§ **Given task**
Reproduce the entries shown below only from the line with "Convert this chart to matplotlib code." down to the line with "4.57, 5.49, 6.65, 7.65, 8.54, 9.03, 9.4, 10.1, 10.8, 11.05]", keeping both end lines and copying each one exactly.

┄┄┄┄┄┄┄┄┄┄┄┄┄┄┄┄┄┄┄┄

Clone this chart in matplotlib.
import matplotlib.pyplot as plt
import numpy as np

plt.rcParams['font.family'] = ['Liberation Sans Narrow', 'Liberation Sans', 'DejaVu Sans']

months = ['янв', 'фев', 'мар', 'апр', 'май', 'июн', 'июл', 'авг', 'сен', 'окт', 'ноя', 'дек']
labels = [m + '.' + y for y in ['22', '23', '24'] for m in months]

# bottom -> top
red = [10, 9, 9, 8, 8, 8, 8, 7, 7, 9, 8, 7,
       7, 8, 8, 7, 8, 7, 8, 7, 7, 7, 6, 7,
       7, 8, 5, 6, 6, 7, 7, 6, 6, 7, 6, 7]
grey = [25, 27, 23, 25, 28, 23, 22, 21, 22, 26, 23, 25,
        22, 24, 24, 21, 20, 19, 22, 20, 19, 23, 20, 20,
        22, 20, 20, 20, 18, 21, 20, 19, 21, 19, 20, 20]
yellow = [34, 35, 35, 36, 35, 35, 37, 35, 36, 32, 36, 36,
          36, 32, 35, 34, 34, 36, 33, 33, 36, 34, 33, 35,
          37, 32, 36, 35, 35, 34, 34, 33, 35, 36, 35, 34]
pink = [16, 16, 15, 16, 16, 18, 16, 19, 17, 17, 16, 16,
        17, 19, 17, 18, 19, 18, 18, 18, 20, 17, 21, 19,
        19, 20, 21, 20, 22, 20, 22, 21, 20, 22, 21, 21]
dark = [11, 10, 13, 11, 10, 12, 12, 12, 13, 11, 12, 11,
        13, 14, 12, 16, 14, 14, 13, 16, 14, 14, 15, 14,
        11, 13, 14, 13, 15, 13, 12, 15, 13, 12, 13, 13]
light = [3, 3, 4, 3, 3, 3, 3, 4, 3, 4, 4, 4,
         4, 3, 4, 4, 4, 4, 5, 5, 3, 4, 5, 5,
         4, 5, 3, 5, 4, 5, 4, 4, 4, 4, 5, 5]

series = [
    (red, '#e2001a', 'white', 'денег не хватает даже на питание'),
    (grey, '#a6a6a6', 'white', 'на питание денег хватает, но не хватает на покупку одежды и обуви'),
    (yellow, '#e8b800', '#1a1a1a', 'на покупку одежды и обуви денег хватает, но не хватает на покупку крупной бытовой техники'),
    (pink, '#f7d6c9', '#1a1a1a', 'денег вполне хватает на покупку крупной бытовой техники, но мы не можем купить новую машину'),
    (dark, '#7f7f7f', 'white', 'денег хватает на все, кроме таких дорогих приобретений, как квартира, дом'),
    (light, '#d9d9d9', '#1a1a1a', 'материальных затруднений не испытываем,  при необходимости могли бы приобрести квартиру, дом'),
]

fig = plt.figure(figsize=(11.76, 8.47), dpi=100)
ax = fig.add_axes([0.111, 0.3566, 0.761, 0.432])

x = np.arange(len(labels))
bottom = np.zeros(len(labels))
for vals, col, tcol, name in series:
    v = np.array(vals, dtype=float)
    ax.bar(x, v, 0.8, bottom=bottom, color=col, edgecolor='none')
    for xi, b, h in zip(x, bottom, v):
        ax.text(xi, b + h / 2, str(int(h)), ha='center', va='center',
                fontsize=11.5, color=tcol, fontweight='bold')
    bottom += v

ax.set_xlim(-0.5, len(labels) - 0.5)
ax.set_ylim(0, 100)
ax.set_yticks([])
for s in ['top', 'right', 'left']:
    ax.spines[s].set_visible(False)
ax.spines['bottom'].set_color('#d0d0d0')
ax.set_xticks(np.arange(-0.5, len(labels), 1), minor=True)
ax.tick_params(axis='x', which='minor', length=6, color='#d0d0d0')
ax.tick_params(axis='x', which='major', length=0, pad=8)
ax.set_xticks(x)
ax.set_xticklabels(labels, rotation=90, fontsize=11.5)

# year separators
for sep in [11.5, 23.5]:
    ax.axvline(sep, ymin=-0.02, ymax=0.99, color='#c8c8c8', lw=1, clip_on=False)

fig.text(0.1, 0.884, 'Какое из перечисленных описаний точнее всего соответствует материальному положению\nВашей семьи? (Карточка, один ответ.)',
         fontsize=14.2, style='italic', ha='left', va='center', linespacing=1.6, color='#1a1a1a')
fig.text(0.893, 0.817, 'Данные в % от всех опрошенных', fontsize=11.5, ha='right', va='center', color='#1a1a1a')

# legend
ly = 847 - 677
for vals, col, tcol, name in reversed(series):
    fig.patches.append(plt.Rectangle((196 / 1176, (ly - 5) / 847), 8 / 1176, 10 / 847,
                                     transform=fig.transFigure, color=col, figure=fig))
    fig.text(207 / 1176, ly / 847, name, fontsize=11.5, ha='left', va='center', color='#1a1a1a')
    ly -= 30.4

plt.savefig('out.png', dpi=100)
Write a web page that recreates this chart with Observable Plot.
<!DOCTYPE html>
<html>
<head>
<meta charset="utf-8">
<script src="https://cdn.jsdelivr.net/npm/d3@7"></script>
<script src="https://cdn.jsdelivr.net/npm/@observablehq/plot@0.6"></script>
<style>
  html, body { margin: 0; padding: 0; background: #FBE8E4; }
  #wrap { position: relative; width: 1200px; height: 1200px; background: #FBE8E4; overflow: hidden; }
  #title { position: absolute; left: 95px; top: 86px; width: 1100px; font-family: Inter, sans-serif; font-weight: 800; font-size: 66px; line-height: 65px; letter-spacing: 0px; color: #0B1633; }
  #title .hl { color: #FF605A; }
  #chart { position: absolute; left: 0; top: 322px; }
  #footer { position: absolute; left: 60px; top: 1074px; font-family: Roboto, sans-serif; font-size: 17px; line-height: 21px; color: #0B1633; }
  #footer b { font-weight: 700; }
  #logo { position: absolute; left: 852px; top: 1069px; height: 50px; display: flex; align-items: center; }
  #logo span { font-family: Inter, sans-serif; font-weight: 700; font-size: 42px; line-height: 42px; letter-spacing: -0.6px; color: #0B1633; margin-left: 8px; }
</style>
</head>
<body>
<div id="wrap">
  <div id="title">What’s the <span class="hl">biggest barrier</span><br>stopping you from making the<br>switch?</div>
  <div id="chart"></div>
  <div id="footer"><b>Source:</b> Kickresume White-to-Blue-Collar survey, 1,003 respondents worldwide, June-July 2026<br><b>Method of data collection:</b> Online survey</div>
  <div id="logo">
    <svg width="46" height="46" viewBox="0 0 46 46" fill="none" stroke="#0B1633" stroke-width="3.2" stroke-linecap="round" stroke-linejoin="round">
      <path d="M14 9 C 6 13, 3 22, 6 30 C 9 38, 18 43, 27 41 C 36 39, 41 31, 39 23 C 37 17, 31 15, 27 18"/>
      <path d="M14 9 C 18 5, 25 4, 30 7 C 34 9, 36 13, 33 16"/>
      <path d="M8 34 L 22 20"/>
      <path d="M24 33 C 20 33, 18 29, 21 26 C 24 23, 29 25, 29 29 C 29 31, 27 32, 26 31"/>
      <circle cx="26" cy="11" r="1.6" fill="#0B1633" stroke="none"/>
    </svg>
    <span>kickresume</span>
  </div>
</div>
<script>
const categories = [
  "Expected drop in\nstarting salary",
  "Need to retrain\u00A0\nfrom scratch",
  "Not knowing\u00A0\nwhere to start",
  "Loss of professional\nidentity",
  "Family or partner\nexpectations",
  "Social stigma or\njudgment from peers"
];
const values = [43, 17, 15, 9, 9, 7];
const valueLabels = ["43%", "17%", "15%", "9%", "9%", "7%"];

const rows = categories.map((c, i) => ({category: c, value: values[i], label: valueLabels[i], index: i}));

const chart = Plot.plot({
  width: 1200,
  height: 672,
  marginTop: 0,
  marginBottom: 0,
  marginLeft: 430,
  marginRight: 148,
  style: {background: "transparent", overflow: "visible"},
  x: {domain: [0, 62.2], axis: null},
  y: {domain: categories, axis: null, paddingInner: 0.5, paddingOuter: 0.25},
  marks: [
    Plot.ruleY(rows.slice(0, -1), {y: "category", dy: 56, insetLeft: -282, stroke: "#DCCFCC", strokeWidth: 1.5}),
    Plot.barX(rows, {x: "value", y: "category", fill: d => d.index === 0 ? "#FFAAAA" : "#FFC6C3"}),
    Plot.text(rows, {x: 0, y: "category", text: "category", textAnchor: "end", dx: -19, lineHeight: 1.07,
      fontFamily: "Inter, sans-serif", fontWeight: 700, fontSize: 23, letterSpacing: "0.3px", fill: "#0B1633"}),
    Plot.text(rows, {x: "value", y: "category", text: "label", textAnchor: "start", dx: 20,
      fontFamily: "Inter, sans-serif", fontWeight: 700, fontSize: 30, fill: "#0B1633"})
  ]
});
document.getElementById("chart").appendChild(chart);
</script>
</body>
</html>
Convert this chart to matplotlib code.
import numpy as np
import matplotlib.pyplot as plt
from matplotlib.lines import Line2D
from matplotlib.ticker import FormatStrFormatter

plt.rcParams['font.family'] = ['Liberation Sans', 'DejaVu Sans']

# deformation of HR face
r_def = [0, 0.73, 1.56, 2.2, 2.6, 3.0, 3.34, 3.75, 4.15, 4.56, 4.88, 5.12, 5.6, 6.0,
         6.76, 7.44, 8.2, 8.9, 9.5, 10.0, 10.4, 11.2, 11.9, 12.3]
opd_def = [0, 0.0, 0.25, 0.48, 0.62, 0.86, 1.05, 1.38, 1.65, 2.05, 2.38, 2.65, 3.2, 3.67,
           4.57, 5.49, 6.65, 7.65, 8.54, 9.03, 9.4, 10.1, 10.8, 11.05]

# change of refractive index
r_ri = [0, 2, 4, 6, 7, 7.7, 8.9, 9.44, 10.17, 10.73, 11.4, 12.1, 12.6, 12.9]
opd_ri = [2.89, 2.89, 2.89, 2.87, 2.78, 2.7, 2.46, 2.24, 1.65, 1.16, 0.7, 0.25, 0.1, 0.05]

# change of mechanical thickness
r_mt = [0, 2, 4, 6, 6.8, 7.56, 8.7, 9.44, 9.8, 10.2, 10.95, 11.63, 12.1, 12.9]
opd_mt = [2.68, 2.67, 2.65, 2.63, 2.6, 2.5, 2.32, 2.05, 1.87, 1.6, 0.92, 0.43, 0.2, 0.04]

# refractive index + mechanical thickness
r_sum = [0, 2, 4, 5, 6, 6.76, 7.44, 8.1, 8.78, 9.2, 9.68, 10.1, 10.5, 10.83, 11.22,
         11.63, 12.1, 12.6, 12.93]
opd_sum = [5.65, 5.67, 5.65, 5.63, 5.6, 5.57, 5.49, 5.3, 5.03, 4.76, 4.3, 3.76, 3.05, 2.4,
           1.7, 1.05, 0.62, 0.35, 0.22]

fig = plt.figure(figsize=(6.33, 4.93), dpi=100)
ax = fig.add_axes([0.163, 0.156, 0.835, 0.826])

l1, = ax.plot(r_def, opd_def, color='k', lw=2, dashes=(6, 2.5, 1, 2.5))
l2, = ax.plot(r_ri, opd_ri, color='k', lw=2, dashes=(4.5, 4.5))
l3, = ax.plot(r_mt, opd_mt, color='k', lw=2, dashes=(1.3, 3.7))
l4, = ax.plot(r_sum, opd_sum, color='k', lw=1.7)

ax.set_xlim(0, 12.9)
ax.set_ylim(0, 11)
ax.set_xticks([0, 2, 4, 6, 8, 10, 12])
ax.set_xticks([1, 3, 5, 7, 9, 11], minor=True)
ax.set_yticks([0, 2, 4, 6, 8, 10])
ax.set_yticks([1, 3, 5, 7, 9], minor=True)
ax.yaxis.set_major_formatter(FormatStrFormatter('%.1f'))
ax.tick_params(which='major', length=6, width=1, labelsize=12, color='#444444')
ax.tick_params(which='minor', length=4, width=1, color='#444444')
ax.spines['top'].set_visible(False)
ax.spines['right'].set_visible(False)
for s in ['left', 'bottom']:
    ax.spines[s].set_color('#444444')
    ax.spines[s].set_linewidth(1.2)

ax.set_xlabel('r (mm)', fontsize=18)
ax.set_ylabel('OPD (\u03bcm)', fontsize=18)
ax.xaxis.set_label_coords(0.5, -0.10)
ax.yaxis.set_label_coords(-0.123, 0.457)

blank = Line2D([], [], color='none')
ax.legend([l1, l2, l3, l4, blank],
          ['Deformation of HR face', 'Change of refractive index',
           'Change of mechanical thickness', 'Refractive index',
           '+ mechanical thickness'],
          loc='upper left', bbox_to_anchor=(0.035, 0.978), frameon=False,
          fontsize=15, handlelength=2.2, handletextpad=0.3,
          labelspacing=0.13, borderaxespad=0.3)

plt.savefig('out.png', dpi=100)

┄┄┄┄┄┄┄┄┄┄┄┄┄┄┄┄┄┄┄┄

§ **Exercise response**
Convert this chart to matplotlib code.
import numpy as np
import matplotlib.pyplot as plt
from matplotlib.lines import Line2D
from matplotlib.ticker import FormatStrFormatter

plt.rcParams['font.family'] = ['Liberation Sans', 'DejaVu Sans']

# deformation of HR face
r_def = [0, 0.73, 1.56, 2.2, 2.6, 3.0, 3.34, 3.75, 4.15, 4.56, 4.88, 5.12, 5.6, 6.0,
         6.76, 7.44, 8.2, 8.9, 9.5, 10.0, 10.4, 11.2, 11.9, 12.3]
opd_def = [0, 0.0, 0.25, 0.48, 0.62, 0.86, 1.05, 1.38, 1.65, 2.05, 2.38, 2.65, 3.2, 3.67,
           4.57, 5.49, 6.65, 7.65, 8.54, 9.03, 9.4, 10.1, 10.8, 11.05]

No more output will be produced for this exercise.